>> start Dataset excerpt

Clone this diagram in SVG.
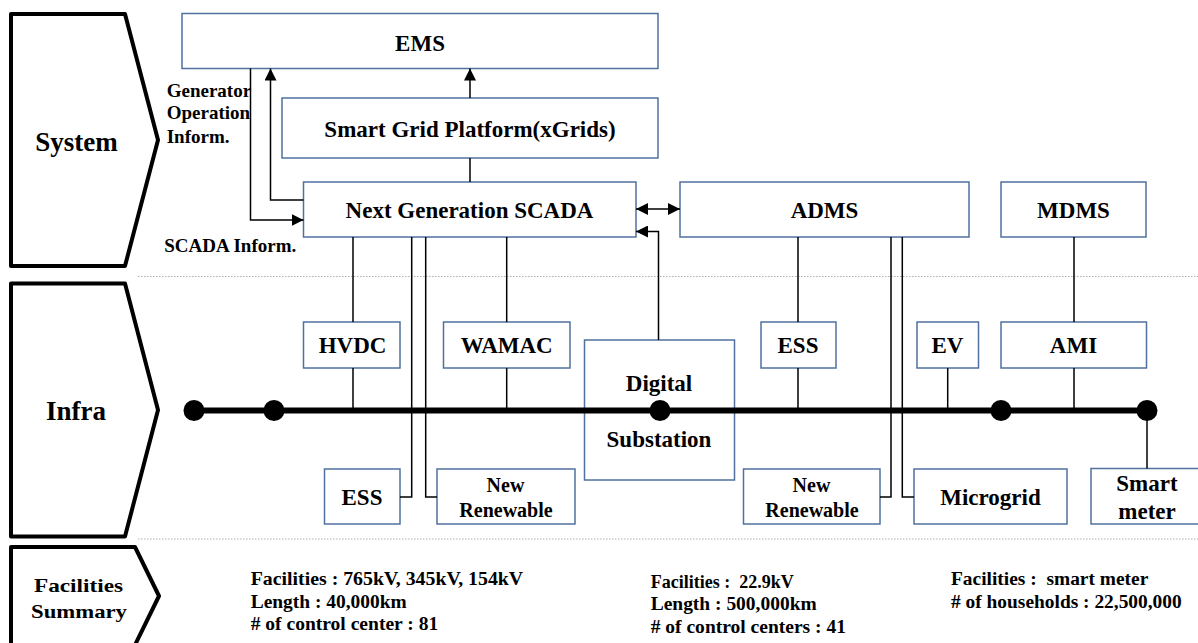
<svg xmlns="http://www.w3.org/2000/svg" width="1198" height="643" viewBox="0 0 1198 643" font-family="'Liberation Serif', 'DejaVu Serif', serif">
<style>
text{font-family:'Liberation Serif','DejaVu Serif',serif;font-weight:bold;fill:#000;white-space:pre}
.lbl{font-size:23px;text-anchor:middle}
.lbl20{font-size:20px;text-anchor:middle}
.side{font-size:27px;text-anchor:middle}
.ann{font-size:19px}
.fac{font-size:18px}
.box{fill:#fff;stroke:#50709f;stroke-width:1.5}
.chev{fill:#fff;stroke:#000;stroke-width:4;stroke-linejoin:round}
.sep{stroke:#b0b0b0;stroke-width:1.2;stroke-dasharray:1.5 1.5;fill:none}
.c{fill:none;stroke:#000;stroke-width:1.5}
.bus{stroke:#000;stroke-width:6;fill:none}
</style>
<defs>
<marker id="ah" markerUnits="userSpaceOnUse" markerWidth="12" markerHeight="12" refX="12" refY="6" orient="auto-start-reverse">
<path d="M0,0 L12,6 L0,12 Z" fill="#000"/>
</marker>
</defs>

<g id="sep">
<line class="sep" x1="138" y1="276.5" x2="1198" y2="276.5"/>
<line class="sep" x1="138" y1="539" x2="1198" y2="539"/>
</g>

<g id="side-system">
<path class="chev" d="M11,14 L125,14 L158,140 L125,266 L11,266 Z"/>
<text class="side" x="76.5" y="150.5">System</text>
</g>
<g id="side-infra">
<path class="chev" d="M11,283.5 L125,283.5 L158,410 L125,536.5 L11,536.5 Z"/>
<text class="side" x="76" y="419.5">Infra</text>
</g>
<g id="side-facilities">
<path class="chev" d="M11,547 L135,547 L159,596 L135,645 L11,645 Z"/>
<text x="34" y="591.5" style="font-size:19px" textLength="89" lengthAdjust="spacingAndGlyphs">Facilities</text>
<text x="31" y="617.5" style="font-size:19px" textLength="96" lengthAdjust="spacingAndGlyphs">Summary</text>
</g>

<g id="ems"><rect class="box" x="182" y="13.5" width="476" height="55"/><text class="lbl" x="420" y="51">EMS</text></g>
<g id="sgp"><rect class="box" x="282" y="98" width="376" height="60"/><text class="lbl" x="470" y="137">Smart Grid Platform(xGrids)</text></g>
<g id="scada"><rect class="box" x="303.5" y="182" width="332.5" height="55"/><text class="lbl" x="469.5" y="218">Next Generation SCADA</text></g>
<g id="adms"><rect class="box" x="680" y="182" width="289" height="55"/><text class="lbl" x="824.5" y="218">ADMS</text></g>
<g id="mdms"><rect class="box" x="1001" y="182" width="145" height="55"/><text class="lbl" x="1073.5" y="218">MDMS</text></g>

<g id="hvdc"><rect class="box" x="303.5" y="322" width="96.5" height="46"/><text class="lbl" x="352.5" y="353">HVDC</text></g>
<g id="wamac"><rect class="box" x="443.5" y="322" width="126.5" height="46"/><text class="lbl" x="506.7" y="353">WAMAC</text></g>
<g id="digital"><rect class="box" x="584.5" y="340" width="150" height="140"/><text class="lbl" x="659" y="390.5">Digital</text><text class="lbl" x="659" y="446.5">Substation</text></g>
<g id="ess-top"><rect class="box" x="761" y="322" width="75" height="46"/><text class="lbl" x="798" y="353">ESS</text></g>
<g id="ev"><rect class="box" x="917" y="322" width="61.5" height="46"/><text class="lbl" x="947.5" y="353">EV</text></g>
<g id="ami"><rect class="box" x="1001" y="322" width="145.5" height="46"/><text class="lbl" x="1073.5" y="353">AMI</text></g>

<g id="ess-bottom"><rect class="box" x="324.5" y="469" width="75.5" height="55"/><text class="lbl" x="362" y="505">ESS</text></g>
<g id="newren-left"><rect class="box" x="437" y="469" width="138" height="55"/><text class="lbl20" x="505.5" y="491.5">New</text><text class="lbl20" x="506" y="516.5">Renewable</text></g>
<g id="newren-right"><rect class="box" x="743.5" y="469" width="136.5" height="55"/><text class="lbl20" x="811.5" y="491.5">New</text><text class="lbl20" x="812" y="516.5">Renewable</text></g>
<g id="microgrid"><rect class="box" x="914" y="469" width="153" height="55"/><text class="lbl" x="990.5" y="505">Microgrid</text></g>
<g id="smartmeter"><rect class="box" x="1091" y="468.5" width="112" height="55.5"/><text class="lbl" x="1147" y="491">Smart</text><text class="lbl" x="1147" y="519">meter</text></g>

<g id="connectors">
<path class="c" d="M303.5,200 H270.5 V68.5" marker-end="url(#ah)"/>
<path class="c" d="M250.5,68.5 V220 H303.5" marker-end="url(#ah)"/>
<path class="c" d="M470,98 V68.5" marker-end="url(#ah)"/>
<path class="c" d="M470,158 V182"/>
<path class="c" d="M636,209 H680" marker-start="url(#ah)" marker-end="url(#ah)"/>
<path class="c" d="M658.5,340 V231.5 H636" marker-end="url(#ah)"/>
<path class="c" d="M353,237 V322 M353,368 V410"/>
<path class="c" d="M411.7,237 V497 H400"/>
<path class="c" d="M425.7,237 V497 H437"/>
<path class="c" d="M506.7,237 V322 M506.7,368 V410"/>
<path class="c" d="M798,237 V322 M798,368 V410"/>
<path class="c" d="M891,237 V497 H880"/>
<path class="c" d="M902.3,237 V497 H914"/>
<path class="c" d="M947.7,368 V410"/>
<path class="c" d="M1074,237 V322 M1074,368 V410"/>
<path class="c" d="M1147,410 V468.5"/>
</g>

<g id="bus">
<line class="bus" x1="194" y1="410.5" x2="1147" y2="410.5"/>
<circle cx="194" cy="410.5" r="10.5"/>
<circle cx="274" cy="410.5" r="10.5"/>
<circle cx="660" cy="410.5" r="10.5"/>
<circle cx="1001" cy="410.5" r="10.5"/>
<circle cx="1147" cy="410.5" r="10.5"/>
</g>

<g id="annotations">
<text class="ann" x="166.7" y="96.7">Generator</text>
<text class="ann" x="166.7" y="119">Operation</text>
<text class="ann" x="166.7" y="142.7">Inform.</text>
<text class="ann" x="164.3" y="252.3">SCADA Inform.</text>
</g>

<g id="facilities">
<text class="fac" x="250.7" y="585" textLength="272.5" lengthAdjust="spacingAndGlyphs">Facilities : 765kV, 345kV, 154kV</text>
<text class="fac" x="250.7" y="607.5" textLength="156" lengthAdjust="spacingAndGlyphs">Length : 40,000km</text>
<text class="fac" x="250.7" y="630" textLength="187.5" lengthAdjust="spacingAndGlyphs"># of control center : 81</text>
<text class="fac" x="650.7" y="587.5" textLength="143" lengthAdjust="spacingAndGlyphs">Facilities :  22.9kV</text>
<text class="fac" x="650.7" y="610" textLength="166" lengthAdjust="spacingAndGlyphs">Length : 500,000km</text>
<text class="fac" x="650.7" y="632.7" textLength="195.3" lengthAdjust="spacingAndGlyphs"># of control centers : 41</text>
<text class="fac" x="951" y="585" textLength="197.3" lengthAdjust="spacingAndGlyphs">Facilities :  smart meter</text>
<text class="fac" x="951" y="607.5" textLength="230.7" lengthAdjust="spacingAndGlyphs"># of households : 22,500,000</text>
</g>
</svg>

>> end Dataset excerpt

§ **Task to carry out**
Omit the pictures and give the material again, exactly and in full.

§ **The response**
Clone this diagram in SVG.
<svg xmlns="http://www.w3.org/2000/svg" width="1198" height="643" viewBox="0 0 1198 643" font-family="'Liberation Serif', 'DejaVu Serif', serif">
<style>
text{font-family:'Liberation Serif','DejaVu Serif',serif;font-weight:bold;fill:#000;white-space:pre}
.lbl{font-size:23px;text-anchor:middle}
.lbl20{font-size:20px;text-anchor:middle}
.side{font-size:27px;text-anchor:middle}
.ann{font-size:19px}
.fac{font-size:18px}
.box{fill:#fff;stroke:#50709f;stroke-width:1.5}
.chev{fill:#fff;stroke:#000;stroke-width:4;stroke-linejoin:round}
.sep{stroke:#b0b0b0;stroke-width:1.2;stroke-dasharray:1.5 1.5;fill:none}
.c{fill:none;stroke:#000;stroke-width:1.5}
.bus{stroke:#000;stroke-width:6;fill:none}
</style>
<defs>
<marker id="ah" markerUnits="userSpaceOnUse" markerWidth="12" markerHeight="12" refX="12" refY="6" orient="auto-start-reverse">
<path d="M0,0 L12,6 L0,12 Z" fill="#000"/>
</marker>
</defs>

<g id="sep">
<line class="sep" x1="138" y1="276.5" x2="1198" y2="276.5"/>
<line class="sep" x1="138" y1="539" x2="1198" y2="539"/>
</g>

<g id="side-system">
<path class="chev" d="M11,14 L125,14 L158,140 L125,266 L11,266 Z"/>
<text class="side" x="76.5" y="150.5">System</text>
</g>
<g id="side-infra">
<path class="chev" d="M11,283.5 L125,283.5 L158,410 L125,536.5 L11,536.5 Z"/>
<text class="side" x="76" y="419.5">Infra</text>
</g>
<g id="side-facilities">
<path class="chev" d="M11,547 L135,547 L159,596 L135,645 L11,645 Z"/>
<text x="34" y="591.5" style="font-size:19px" textLength="89" lengthAdjust="spacingAndGlyphs">Facilities</text>
<text x="31" y="617.5" style="font-size:19px" textLength="96" lengthAdjust="spacingAndGlyphs">Summary</text>
</g>

<g id="ems"><rect class="box" x="182" y="13.5" width="476" height="55"/><text class="lbl" x="420" y="51">EMS</text></g>
<g id="sgp"><rect class="box" x="282" y="98" width="376" height="60"/><text class="lbl" x="470" y="137">Smart Grid Platform(xGrids)</text></g>
<g id="scada"><rect class="box" x="303.5" y="182" width="332.5" height="55"/><text class="lbl" x="469.5" y="218">Next Generation SCADA</text></g>
<g id="adms"><rect class="box" x="680" y="182" width="289" height="55"/><text class="lbl" x="824.5" y="218">ADMS</text></g>
<g id="mdms"><rect class="box" x="1001" y="182" width="145" height="55"/><text class="lbl" x="1073.5" y="218">MDMS</text></g>

<g id="hvdc"><rect class="box" x="303.5" y="322" width="96.5" height="46"/><text class="lbl" x="352.5" y="353">HVDC</text></g>
<g id="wamac"><rect class="box" x="443.5" y="322" width="126.5" height="46"/><text class="lbl" x="506.7" y="353">WAMAC</text></g>
<g id="digital"><rect class="box" x="584.5" y="340" width="150" height="140"/><text class="lbl" x="659" y="390.5">Digital</text><text class="lbl" x="659" y="446.5">Substation</text></g>
<g id="ess-top"><rect class="box" x="761" y="322" width="75" height="46"/><text class="lbl" x="798" y="353">ESS</text></g>
<g id="ev"><rect class="box" x="917" y="322" width="61.5" height="46"/><text class="lbl" x="947.5" y="353">EV</text></g>
<g id="ami"><rect class="box" x="1001" y="322" width="145.5" height="46"/><text class="lbl" x="1073.5" y="353">AMI</text></g>

<g id="ess-bottom"><rect class="box" x="324.5" y="469" width="75.5" height="55"/><text class="lbl" x="362" y="505">ESS</text></g>
<g id="newren-left"><rect class="box" x="437" y="469" width="138" height="55"/><text class="lbl20" x="505.5" y="491.5">New</text><text class="lbl20" x="506" y="516.5">Renewable</text></g>
<g id="newren-right"><rect class="box" x="743.5" y="469" width="136.5" height="55"/><text class="lbl20" x="811.5" y="491.5">New</text><text class="lbl20" x="812" y="516.5">Renewable</text></g>
<g id="microgrid"><rect class="box" x="914" y="469" width="153" height="55"/><text class="lbl" x="990.5" y="505">Microgrid</text></g>
<g id="smartmeter"><rect class="box" x="1091" y="468.5" width="112" height="55.5"/><text class="lbl" x="1147" y="491">Smart</text><text class="lbl" x="1147" y="519">meter</text></g>

<g id="connectors">
<path class="c" d="M303.5,200 H270.5 V68.5" marker-end="url(#ah)"/>
<path class="c" d="M250.5,68.5 V220 H303.5" marker-end="url(#ah)"/>
<path class="c" d="M470,98 V68.5" marker-end="url(#ah)"/>
<path class="c" d="M470,158 V182"/>
<path class="c" d="M636,209 H680" marker-start="url(#ah)" marker-end="url(#ah)"/>
<path class="c" d="M658.5,340 V231.5 H636" marker-end="url(#ah)"/>
<path class="c" d="M353,237 V322 M353,368 V410"/>
<path class="c" d="M411.7,237 V497 H400"/>
<path class="c" d="M425.7,237 V497 H437"/>
<path class="c" d="M506.7,237 V322 M506.7,368 V410"/>
<path class="c" d="M798,237 V322 M798,368 V410"/>
<path class="c" d="M891,237 V497 H880"/>
<path class="c" d="M902.3,237 V497 H914"/>
<path class="c" d="M947.7,368 V410"/>
<path class="c" d="M1074,237 V322 M1074,368 V410"/>
<path class="c" d="M1147,410 V468.5"/>
</g>

<g id="bus">
<line class="bus" x1="194" y1="410.5" x2="1147" y2="410.5"/>
<circle cx="194" cy="410.5" r="10.5"/>
<circle cx="274" cy="410.5" r="10.5"/>
<circle cx="660" cy="410.5" r="10.5"/>
<circle cx="1001" cy="410.5" r="10.5"/>
<circle cx="1147" cy="410.5" r="10.5"/>
</g>

<g id="annotations">
<text class="ann" x="166.7" y="96.7">Generator</text>
<text class="ann" x="166.7" y="119">Operation</text>
<text class="ann" x="166.7" y="142.7">Inform.</text>
<text class="ann" x="164.3" y="252.3">SCADA Inform.</text>
</g>

<g id="facilities">
<text class="fac" x="250.7" y="585" textLength="272.5" lengthAdjust="spacingAndGlyphs">Facilities : 765kV, 345kV, 154kV</text>
<text class="fac" x="250.7" y="607.5" textLength="156" lengthAdjust="spacingAndGlyphs">Length : 40,000km</text>
<text class="fac" x="250.7" y="630" textLength="187.5" lengthAdjust="spacingAndGlyphs"># of control center : 81</text>
<text class="fac" x="650.7" y="587.5" textLength="143" lengthAdjust="spacingAndGlyphs">Facilities :  22.9kV</text>
<text class="fac" x="650.7" y="610" textLength="166" lengthAdjust="spacingAndGlyphs">Length : 500,000km</text>
<text class="fac" x="650.7" y="632.7" textLength="195.3" lengthAdjust="spacingAndGlyphs"># of control centers : 41</text>
<text class="fac" x="951" y="585" textLength="197.3" lengthAdjust="spacingAndGlyphs">Facilities :  smart meter</text>
<text class="fac" x="951" y="607.5" textLength="230.7" lengthAdjust="spacingAndGlyphs"># of households : 22,500,000</text>
</g>
</svg>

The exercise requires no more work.